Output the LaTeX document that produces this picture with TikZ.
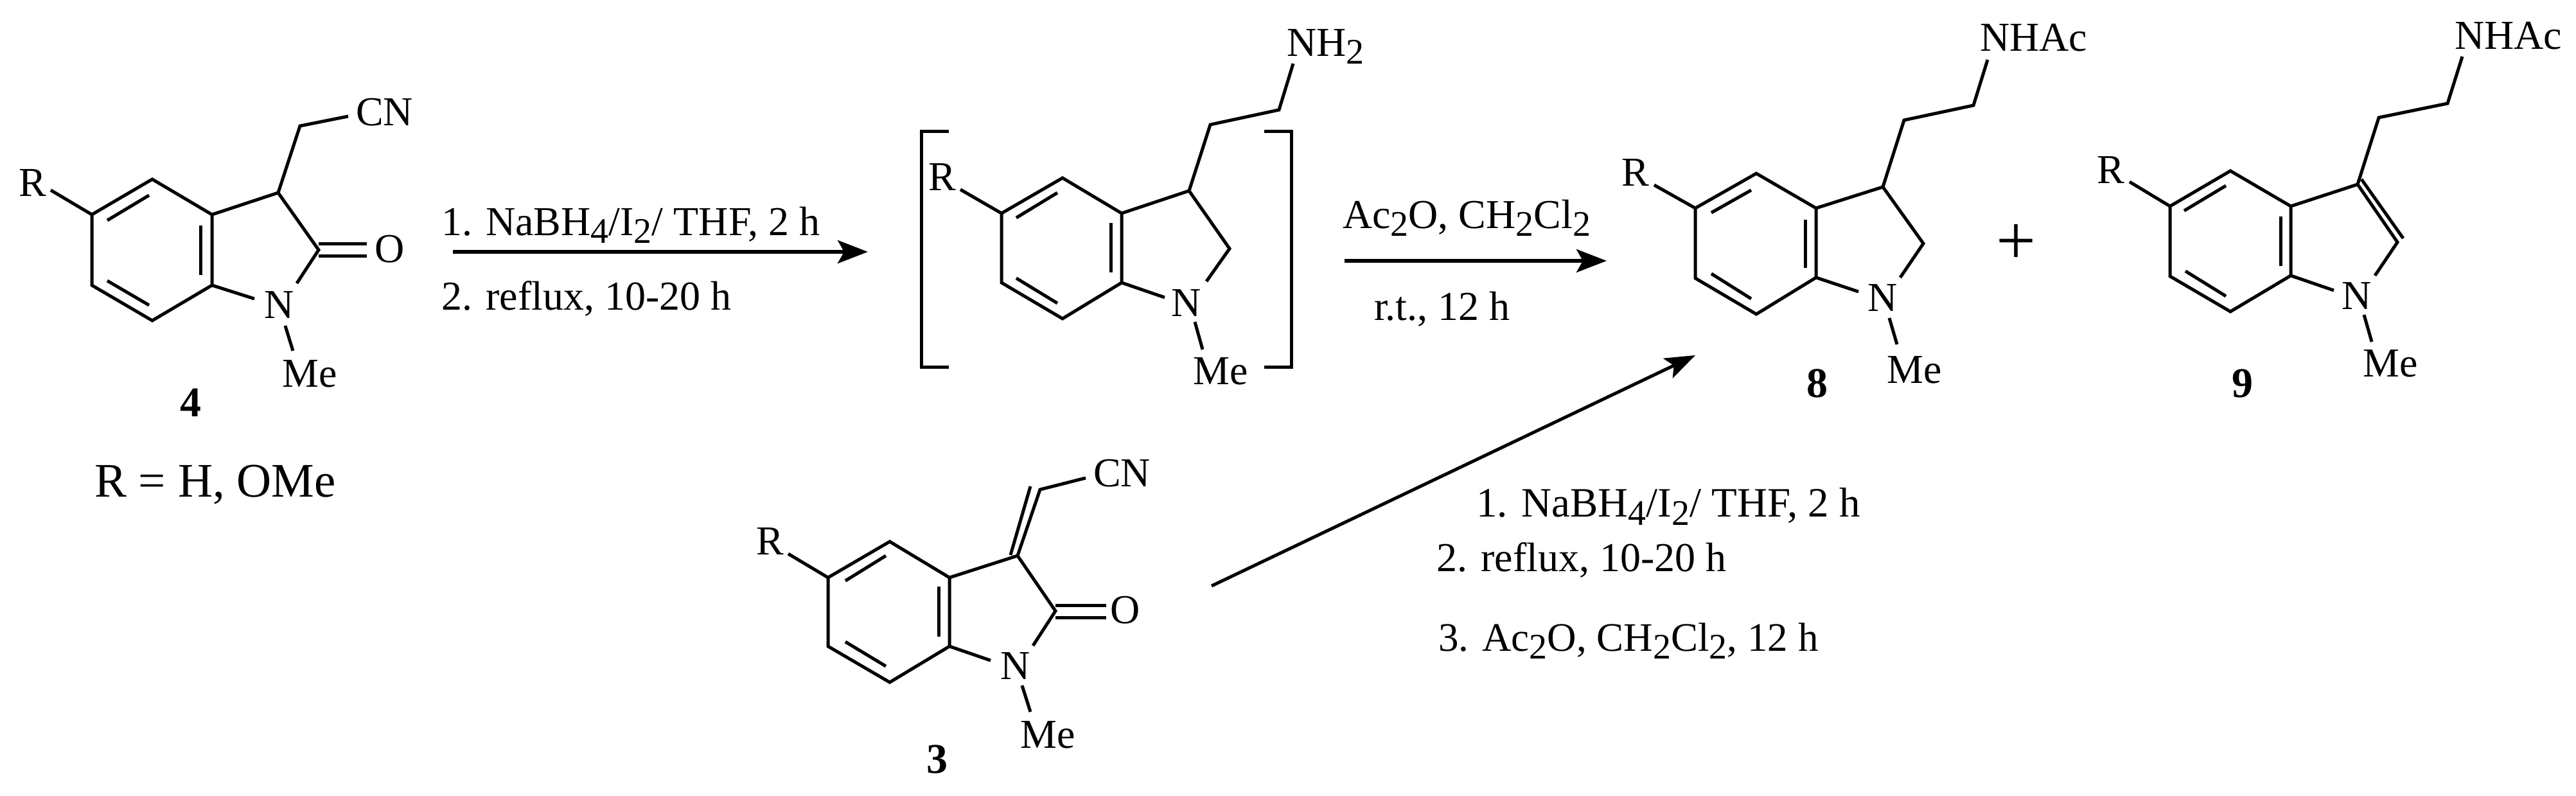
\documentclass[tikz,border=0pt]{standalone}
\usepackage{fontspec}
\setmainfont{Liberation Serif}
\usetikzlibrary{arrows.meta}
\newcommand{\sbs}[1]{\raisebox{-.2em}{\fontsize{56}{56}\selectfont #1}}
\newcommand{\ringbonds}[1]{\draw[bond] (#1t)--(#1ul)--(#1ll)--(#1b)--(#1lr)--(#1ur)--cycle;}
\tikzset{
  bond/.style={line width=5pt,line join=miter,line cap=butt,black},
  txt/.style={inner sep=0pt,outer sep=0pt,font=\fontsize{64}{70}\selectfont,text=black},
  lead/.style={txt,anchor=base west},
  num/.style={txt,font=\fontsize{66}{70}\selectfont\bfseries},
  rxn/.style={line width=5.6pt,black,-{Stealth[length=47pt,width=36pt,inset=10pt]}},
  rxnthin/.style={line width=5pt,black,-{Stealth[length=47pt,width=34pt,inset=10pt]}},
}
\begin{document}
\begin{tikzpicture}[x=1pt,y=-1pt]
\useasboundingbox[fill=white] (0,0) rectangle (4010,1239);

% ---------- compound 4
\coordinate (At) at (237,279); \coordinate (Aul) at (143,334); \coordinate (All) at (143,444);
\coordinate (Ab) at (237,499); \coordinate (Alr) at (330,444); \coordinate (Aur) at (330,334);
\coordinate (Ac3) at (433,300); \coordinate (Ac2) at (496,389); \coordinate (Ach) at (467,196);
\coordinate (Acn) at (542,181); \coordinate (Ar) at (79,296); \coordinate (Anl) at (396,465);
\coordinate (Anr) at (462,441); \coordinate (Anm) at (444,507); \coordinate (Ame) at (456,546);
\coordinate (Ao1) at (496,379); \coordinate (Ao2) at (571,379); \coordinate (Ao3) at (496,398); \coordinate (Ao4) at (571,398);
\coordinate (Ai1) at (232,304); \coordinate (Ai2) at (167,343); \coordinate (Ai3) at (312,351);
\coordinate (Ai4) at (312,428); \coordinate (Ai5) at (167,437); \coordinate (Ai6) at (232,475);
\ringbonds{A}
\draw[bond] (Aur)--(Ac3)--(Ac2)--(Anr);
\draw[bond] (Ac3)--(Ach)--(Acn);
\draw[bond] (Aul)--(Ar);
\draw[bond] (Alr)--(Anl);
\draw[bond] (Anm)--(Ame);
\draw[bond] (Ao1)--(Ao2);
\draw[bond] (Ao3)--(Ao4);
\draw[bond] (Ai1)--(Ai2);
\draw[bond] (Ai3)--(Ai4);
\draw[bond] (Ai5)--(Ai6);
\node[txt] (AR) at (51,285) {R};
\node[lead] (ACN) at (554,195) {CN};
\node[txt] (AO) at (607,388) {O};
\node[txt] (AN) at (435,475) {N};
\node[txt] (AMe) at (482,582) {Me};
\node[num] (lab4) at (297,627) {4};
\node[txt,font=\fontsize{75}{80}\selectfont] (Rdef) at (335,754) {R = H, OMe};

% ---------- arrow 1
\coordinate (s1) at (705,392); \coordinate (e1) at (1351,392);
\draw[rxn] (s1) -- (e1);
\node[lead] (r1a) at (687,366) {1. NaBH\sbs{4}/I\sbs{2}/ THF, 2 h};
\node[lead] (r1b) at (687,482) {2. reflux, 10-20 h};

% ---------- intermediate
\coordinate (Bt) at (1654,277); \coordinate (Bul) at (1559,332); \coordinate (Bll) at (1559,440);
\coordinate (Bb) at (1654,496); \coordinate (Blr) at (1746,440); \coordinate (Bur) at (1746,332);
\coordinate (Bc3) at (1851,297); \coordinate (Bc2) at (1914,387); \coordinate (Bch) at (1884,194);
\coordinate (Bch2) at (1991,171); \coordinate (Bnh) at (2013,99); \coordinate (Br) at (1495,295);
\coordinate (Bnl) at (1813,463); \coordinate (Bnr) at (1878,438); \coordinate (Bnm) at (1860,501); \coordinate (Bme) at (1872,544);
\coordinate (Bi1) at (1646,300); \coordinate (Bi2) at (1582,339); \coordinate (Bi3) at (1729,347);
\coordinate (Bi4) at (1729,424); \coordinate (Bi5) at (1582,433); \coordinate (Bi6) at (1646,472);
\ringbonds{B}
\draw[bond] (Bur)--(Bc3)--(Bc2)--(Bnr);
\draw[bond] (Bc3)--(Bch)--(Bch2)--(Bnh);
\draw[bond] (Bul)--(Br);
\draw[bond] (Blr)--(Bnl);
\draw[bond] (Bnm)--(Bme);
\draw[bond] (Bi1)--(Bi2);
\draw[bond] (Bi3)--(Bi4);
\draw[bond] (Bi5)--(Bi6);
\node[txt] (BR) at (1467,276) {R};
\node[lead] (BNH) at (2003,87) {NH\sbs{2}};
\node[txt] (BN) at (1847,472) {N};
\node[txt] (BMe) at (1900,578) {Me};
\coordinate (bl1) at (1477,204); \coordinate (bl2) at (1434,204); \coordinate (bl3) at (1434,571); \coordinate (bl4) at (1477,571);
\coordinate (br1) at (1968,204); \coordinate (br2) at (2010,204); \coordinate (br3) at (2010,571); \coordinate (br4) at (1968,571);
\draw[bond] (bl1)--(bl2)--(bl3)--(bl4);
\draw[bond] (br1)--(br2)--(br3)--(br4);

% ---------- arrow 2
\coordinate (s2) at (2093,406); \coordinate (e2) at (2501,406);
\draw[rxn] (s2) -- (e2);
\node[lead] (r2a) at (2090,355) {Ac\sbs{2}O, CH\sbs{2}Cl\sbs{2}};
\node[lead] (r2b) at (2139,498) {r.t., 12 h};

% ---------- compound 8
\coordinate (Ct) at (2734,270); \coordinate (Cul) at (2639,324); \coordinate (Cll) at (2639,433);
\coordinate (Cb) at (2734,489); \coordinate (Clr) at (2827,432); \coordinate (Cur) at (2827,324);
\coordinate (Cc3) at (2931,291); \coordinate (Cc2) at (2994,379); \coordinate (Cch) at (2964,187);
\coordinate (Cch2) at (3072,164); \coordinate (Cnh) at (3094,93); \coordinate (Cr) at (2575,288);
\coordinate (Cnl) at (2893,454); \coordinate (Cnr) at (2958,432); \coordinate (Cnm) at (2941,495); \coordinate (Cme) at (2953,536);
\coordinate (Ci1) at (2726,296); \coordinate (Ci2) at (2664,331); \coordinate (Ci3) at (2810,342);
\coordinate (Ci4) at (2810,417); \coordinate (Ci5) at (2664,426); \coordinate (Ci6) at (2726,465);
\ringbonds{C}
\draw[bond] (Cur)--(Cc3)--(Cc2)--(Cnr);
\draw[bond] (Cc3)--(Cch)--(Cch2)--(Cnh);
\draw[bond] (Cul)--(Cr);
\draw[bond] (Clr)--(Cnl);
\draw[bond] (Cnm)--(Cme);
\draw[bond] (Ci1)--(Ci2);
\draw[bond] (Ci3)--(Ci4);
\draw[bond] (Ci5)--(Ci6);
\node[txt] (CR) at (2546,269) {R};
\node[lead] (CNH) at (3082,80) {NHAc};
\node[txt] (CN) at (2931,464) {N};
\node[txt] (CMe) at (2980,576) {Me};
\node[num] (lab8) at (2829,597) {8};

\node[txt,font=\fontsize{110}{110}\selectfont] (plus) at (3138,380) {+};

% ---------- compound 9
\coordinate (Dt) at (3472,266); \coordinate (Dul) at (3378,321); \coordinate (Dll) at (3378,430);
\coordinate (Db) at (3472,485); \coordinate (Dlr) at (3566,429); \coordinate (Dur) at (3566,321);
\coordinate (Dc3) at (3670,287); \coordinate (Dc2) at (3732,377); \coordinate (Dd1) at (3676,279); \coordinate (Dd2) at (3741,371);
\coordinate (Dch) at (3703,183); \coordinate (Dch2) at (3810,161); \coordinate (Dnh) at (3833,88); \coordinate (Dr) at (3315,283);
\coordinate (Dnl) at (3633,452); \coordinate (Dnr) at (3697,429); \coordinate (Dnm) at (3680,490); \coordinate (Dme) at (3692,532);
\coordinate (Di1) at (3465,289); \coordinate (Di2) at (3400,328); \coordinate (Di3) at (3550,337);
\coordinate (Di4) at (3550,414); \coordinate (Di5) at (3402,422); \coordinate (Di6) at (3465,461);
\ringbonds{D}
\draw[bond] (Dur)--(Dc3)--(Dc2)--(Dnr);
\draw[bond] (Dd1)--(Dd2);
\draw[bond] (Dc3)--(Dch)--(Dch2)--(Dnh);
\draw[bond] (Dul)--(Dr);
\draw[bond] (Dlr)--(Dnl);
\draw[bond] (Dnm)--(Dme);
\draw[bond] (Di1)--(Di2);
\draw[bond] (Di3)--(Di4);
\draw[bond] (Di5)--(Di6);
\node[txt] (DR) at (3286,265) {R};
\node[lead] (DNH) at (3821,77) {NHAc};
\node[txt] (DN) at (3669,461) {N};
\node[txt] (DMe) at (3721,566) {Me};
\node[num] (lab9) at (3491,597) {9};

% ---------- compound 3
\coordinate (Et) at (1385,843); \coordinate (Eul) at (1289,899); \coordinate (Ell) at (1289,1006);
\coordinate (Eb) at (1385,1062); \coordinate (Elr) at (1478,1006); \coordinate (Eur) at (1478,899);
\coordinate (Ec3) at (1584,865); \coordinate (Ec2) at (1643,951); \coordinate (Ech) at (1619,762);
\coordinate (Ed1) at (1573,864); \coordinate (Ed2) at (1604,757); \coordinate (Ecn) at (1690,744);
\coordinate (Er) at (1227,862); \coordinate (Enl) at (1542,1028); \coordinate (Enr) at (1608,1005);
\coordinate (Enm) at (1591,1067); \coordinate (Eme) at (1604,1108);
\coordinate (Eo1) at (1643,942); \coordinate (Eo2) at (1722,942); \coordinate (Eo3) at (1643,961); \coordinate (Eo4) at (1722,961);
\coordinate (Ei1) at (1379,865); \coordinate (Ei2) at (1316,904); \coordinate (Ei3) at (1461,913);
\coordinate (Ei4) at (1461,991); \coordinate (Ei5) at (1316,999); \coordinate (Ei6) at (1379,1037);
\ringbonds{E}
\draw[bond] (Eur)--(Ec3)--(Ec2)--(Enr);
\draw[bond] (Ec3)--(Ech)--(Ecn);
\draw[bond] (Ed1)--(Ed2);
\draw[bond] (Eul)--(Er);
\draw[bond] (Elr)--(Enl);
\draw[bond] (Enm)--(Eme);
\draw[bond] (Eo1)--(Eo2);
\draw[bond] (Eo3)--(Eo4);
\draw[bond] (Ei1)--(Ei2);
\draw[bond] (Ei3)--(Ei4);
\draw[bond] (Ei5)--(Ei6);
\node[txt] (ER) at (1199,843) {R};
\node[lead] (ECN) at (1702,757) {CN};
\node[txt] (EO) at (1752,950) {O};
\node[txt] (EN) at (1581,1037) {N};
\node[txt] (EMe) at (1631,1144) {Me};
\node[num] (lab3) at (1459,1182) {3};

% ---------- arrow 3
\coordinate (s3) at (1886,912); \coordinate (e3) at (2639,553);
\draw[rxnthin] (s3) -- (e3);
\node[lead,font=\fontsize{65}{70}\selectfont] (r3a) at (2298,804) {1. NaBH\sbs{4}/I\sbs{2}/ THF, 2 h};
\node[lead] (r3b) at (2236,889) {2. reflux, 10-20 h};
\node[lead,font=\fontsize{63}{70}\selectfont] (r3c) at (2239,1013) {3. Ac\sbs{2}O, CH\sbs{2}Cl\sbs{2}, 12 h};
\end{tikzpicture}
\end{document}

◆ **What is required**
Give back exactly the lines from the first line of the data through the line with "(0,0) rectangle (4010,1239);", pictures excluded.

◆ **Written response**
Output the LaTeX document that produces this picture with TikZ.
\documentclass[tikz,border=0pt]{standalone}
\usepackage{fontspec}
\setmainfont{Liberation Serif}
\usetikzlibrary{arrows.meta}
\newcommand{\sbs}[1]{\raisebox{-.2em}{\fontsize{56}{56}\selectfont #1}}
\newcommand{\ringbonds}[1]{\draw[bond] (#1t)--(#1ul)--(#1ll)--(#1b)--(#1lr)--(#1ur)--cycle;}
\tikzset{
  bond/.style={line width=5pt,line join=miter,line cap=butt,black},
  txt/.style={inner sep=0pt,outer sep=0pt,font=\fontsize{64}{70}\selectfont,text=black},
  lead/.style={txt,anchor=base west},
  num/.style={txt,font=\fontsize{66}{70}\selectfont\bfseries},
  rxn/.style={line width=5.6pt,black,-{Stealth[length=47pt,width=36pt,inset=10pt]}},
  rxnthin/.style={line width=5pt,black,-{Stealth[length=47pt,width=34pt,inset=10pt]}},
}
\begin{document}
\begin{tikzpicture}[x=1pt,y=-1pt]
\useasboundingbox[fill=white] (0,0) rectangle (4010,1239);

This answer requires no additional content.